Paedophile policeman who preyed on children for 11 years is jailed for life
A former policeman has been branded ‘every parent’s worst nightmare’ after committing a string of sex offences against children.
Daniel Lishman has been jailed for life and will serve a minimum of 11 years before being considered for parole.
He used jobs as a mobile dog-groomer and a TV licensing officer to help him carry out at least eight offences and also posed as a policeman to indecently assault two young girls, Coventry Crown Court heard.
The 37-year-old, of Thorpe Street, Raunds, Northamptonshire, was convicted at previous hearings of 26 counts and asked for four others to be considered.
The charges, including one of rape and 12 of sexual assault, related to a total of 13 victims, including three with disabilities or learning difficulties, as well as hundreds of indecent images of children.
Lishman, who was a serving police constable when his first crime was committed, was arrested in April last year after attacking a 12-year-old girl while pretending to check on a boiler at an address in Southam, Warwickshire.
Judge Peter Carr was told that Lishman, who served with Northamptonshire Police between 1995 and 2002, was linked to a string of other offences after detectives who arrested him found a camera memory card hidden in one of his socks.
The card contained images showing Lishman posing indecently near an eight-year-old girl, who had been ‘blindfolded’ using a pair of taped-up goggles in the back of his dog-grooming van.
Passing sentence at Coventry Crown Court, Judge Carr told Lishman: ‘About ten years or so ago, you began what can only be described as your systematic sexual abuse of your victims, who were in the main very young children.’
The judge said it would be not be an exaggeration to describe Lishman as every parent’s worst nightmare, telling the former special and regular police constable: ‘You are in my view an intelligent, but also cunning, devious and extremely plausible man.’
Judge Carr added that Lishman had left many of his victims too frightened to go out and also led parents to wrongly blame themselves for what had happened to their children.
The court heard that Lishman, who showed no emotion as he was sentenced, targeted girls aged between eight and 14, two young boys, and a woman aged in her 20s. The offences took place between early 2001 and February 2010 and all but one was committed in Northamptonshire.
In a statement issued after Lishman was jailed, Northamptonshire Police confirmed that he was required to resign from the force in 2002 after a woman made sexual allegations against him.
Speaking outside the court, Detective Inspector Steve Woliter appealed for other possible victims to come forward.
The officer, who led the inquiry, said: ‘Over the years, Daniel Lishman sought the company and attention of children and put himself in a position of trust.
‘He took up forms of employment with TV licensing and as a mobile dog groomer to gain people’s trust and then abused this.
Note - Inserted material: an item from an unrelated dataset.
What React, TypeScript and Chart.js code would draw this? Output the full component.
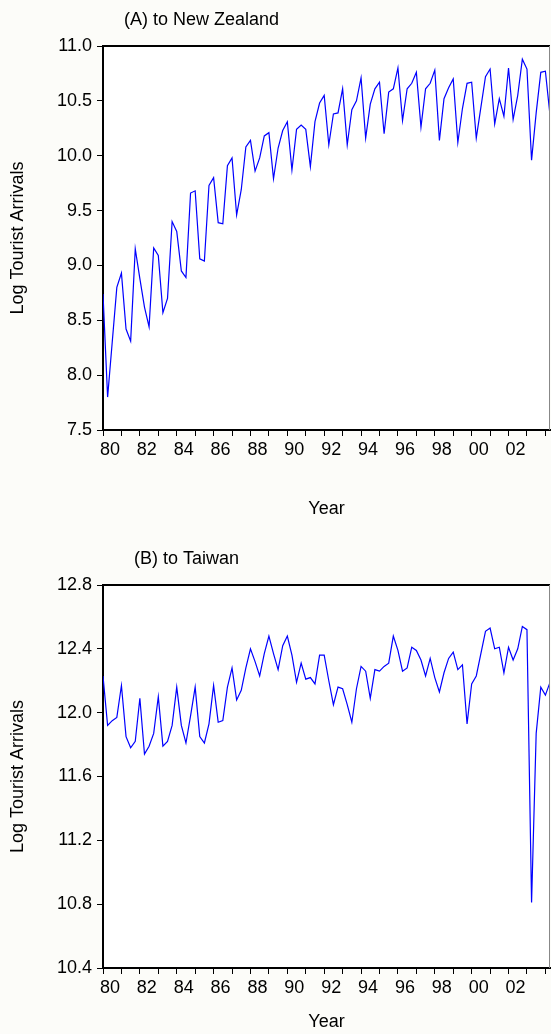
import React, { useEffect, useRef } from 'react';
import { Chart, registerables } from 'chart.js';

Chart.register(...registerables);

// Quarterly observations 1980Q1 .. 2004Q2
const START_YEAR = 1980;
const N_OBS = 98;
const QUARTERS: string[] = Array.from({ length: N_OBS }, (_, i) => `${START_YEAR + Math.floor(i / 4)}Q${(i % 4) + 1}`);

// (A) Log tourist arrivals to New Zealand
const NZ_ARRIVALS: number[] = [
  8.74, 7.80, 8.30, 8.80, 8.93, 8.42, 8.31, 9.15, 8.88, 8.62,
  8.44, 9.16, 9.09, 8.57, 8.70, 9.40, 9.31, 8.95, 8.89, 9.66,
  9.68, 9.06, 9.04, 9.73, 9.80, 9.39, 9.38, 9.91, 9.98, 9.46,
  9.69, 10.08, 10.14, 9.86, 9.98, 10.18, 10.21, 9.79, 10.07, 10.23,
  10.31, 9.87, 10.24, 10.28, 10.24, 9.90, 10.31, 10.48, 10.55, 10.10,
  10.38, 10.39, 10.61, 10.10, 10.42, 10.50, 10.71, 10.16, 10.47, 10.61,
  10.67, 10.20, 10.58, 10.61, 10.80, 10.32, 10.61, 10.66, 10.76, 10.26,
  10.61, 10.66, 10.78, 10.14, 10.52, 10.62, 10.70, 10.12, 10.43, 10.66,
  10.67, 10.16, 10.44, 10.72, 10.79, 10.29, 10.52, 10.36, 10.80, 10.33,
  10.55, 10.88, 10.79, 9.96, 10.39, 10.76, 10.77, 10.37,
];

// (B) Log tourist arrivals to Taiwan
const TW_ARRIVALS: number[] = [
  12.23, 11.92, 11.95, 11.97, 12.17, 11.85, 11.78, 11.82, 12.09, 11.74,
  11.79, 11.87, 12.10, 11.79, 11.82, 11.92, 12.16, 11.92, 11.81, 11.98,
  12.16, 11.85, 11.81, 11.93, 12.17, 11.94, 11.95, 12.16, 12.28, 12.08,
  12.14, 12.28, 12.40, 12.32, 12.23, 12.37, 12.48, 12.37, 12.27, 12.42,
  12.48, 12.36, 12.19, 12.31, 12.21, 12.22, 12.18, 12.36, 12.36, 12.20,
  12.05, 12.16, 12.15, 12.05, 11.94, 12.15, 12.29, 12.26, 12.09, 12.27,
  12.26, 12.29, 12.31, 12.48, 12.39, 12.26, 12.28, 12.41, 12.39, 12.33,
  12.23, 12.34, 12.22, 12.13, 12.25, 12.34, 12.38, 12.27, 12.30, 11.93,
  12.18, 12.23, 12.37, 12.51, 12.53, 12.40, 12.41, 12.25, 12.41, 12.33,
  12.40, 12.54, 12.52, 10.81, 11.87, 12.16, 12.11, 12.19,
];

const YEAR_TICKS: number[] = [
  1980, 1981, 1982, 1983, 1984, 1985, 1986, 1987, 1988, 1989, 1990, 1991,
  1992, 1993, 1994, 1995, 1996, 1997, 1998, 1999, 2000, 2001, 2002, 2003, 2004,
];
const YEAR_LABELS: string[] = [
  '80', '', '82', '', '84', '', '86', '', '88', '', '90', '',
  '92', '', '94', '', '96', '', '98', '', '00', '', '02', '', '',
];
const NZ_Y_TICKS: number[] = [7.5, 8.0, 8.5, 9.0, 9.5, 10.0, 10.5, 11.0];
const TW_Y_TICKS: number[] = [10.4, 10.8, 11.2, 11.6, 12.0, 12.4, 12.8];

const TITLE_A = '(A) to New Zealand';
const TITLE_B = '(B) to Taiwan';
const Y_TITLE = 'Log Tourist Arrivals';
const X_TITLE = 'Year';

const FONT_FAMILY = '"Liberation Sans", Arial, Helvetica, sans-serif';
const FONT_SIZE = 18;

function quarterToX(q: string): number {
  const year = parseInt(q.slice(0, 4), 10);
  const qq = parseInt(q.slice(5), 10);
  return year + (qq - 1) / 4;
}

const framePlugin = {
  id: 'frame',
  beforeDraw(chart: any) {
    const { ctx, chartArea } = chart;
    ctx.save();
    ctx.fillStyle = '#ffffff';
    ctx.fillRect(chartArea.left, chartArea.top, chartArea.right - chartArea.left, chartArea.bottom - chartArea.top);
    ctx.restore();
  },
  afterDraw(chart: any, _args: any, opts: any) {
    const { ctx, chartArea } = chart;
    ctx.save();
    ctx.strokeStyle = '#000';
    ctx.lineWidth = 2;
    ctx.beginPath();
    ctx.moveTo(chartArea.left - 1, chartArea.top);
    ctx.lineTo(chartArea.right, chartArea.top);
    ctx.stroke();
    ctx.strokeStyle = '#888';
    ctx.lineWidth = 1;
    ctx.beginPath();
    ctx.moveTo(chartArea.right - 0.5, chartArea.top);
    ctx.lineTo(chartArea.right - 0.5, chartArea.bottom);
    ctx.stroke();
    if (opts && opts.text) {
      ctx.fillStyle = '#000';
      ctx.font = `${FONT_SIZE}px ${FONT_FAMILY}`;
      ctx.textAlign = 'left';
      ctx.textBaseline = 'middle';
      ctx.fillText(opts.text, opts.x, opts.y);
    }
    ctx.restore();
  },
};

type PanelProps = {
  title: string;
  values: number[];
  yTicks: number[];
  height: number;
  top: number;
  areaTop: number;
  axisHeight: number;
  titleY: number;
  titleX: number;
  xTitlePad: number;
};

function Panel(p: PanelProps) {
  const ref = useRef<HTMLCanvasElement | null>(null);
  useEffect(() => {
    if (!ref.current) return;
    const data = QUARTERS.map((q, i) => ({ x: quarterToX(q), y: p.values[i] }));
    const font = { family: FONT_FAMILY, size: FONT_SIZE };
    const chart = new Chart(ref.current, {
      type: 'line',
      data: {
        datasets: [
          {
            data,
            borderColor: '#0000ff',
            borderWidth: 1.2,
            pointRadius: 0,
            tension: 0,
            fill: false,
          },
        ],
      },
      options: {
        responsive: false,
        animation: false,
        events: [],
        layout: { padding: { top: p.areaTop, right: 1, left: 0, bottom: 0 } },
        plugins: {
          legend: { display: false },
          tooltip: { enabled: false },
          frame: { text: p.title, x: p.titleX, y: p.titleY },
        } as any,
        scales: {
          x: {
            type: 'linear',
            min: quarterToX(QUARTERS[0]),
            max: quarterToX(QUARTERS[QUARTERS.length - 1]),
            afterBuildTicks: (scale: any) => {
              scale.ticks = YEAR_TICKS.map((v) => ({ value: v }));
            },
            afterFit: (scale: any) => {
              scale.height = p.axisHeight;
            },
            border: { display: true, color: '#000', width: 2 },
            grid: { display: true, drawOnChartArea: false, drawTicks: true, tickLength: 6, tickColor: '#000', color: '#000' },
            ticks: {
              autoSkip: false,
              maxRotation: 0,
              minRotation: 0,
              padding: 3,
              labelOffset: 7,
              color: '#000',
              font,
              callback: (v: any) => {
                const idx = YEAR_TICKS.indexOf(Math.round(Number(v)));
                return idx >= 0 ? YEAR_LABELS[idx] : '';
              },
            },
            title: { display: true, text: X_TITLE, color: '#000', font, padding: { top: 0, bottom: p.xTitlePad } },
          },
          y: {
            type: 'linear',
            min: p.yTicks[0],
            max: p.yTicks[p.yTicks.length - 1],
            afterBuildTicks: (scale: any) => {
              scale.ticks = p.yTicks.map((v) => ({ value: v }));
            },
            afterFit: (scale: any) => {
              scale.width = 103;
            },
            border: { display: true, color: '#000', width: 2 },
            grid: { display: true, drawOnChartArea: false, drawTicks: true, tickLength: 6, tickColor: '#000', color: '#000' },
            ticks: {
              padding: 5,
              color: '#000',
              font,
              callback: (v: any) => Number(v).toFixed(1),
            },
            title: { display: true, text: Y_TITLE, color: '#000', font, padding: { top: 7, bottom: 0 } },
          },
        },
      },
      plugins: [framePlugin],
    } as any);
    return () => chart.destroy();
  }, []);
  return (
    <canvas
      ref={ref}
      width={551}
      height={p.height}
      style={{ position: 'absolute', left: 0, top: p.top, width: 551, height: p.height, display: 'block' }}
    />
  );
}

export default function App() {
  return (
    <div style={{ position: 'absolute', left: 0, top: 0, width: 551, height: 1034, background: '#fcfcf9', overflow: 'hidden' }}>
      <Panel title={TITLE_A} values={NZ_ARRIVALS} yTicks={NZ_Y_TICKS} height={535} top={0} areaTop={46} axisHeight={105} titleX={124} titleY={20} xTitlePad={15} />
      <Panel title={TITLE_B} values={TW_ARRIVALS} yTicks={TW_Y_TICKS} height={499} top={535} areaTop={50} axisHeight={66} titleX={134} titleY={24} xTitlePad={1} />
    </div>
  );
}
‘We cannot rule out the possibility that there are other victims who have not yet come forward.’
Classing Lishman’s crimes as heinous, the officer added: ‘He enjoyed being in authority. He enjoyed being taken into people’s confidence and being able to abuse children.’
Asked about the paedophile’s service as a police officer, Mr Woliter told reporters:
‘Lishman was required to resign from our organisation in 2002.
‘He had served some time as a special constable and also as a police constable.
‘In May 2001, a female adult made a number of sexual allegations against Lishman. He was disciplined for that and the highest sanction possible was taken.
‘From the timescales that we have got from one of his first victims, it would appear that at that time Lishman was also a serving police officer.’
Detective Inspector Peter Hill, the officer in charge of the investigation into the offence committed in Warwickshire, said the life sentence handed to Lishman underlined the significance of his offending.
Mr Hill observed: ‘Throughout several days of police interviews following his initial arrest, Lishman refused to answer questions put to him and as a result the victims and witnesses had to go through the ordeal of taking part in an identification procedure.
‘We would not be in the position we are in now were it not for the strength and courage of these witnesses.’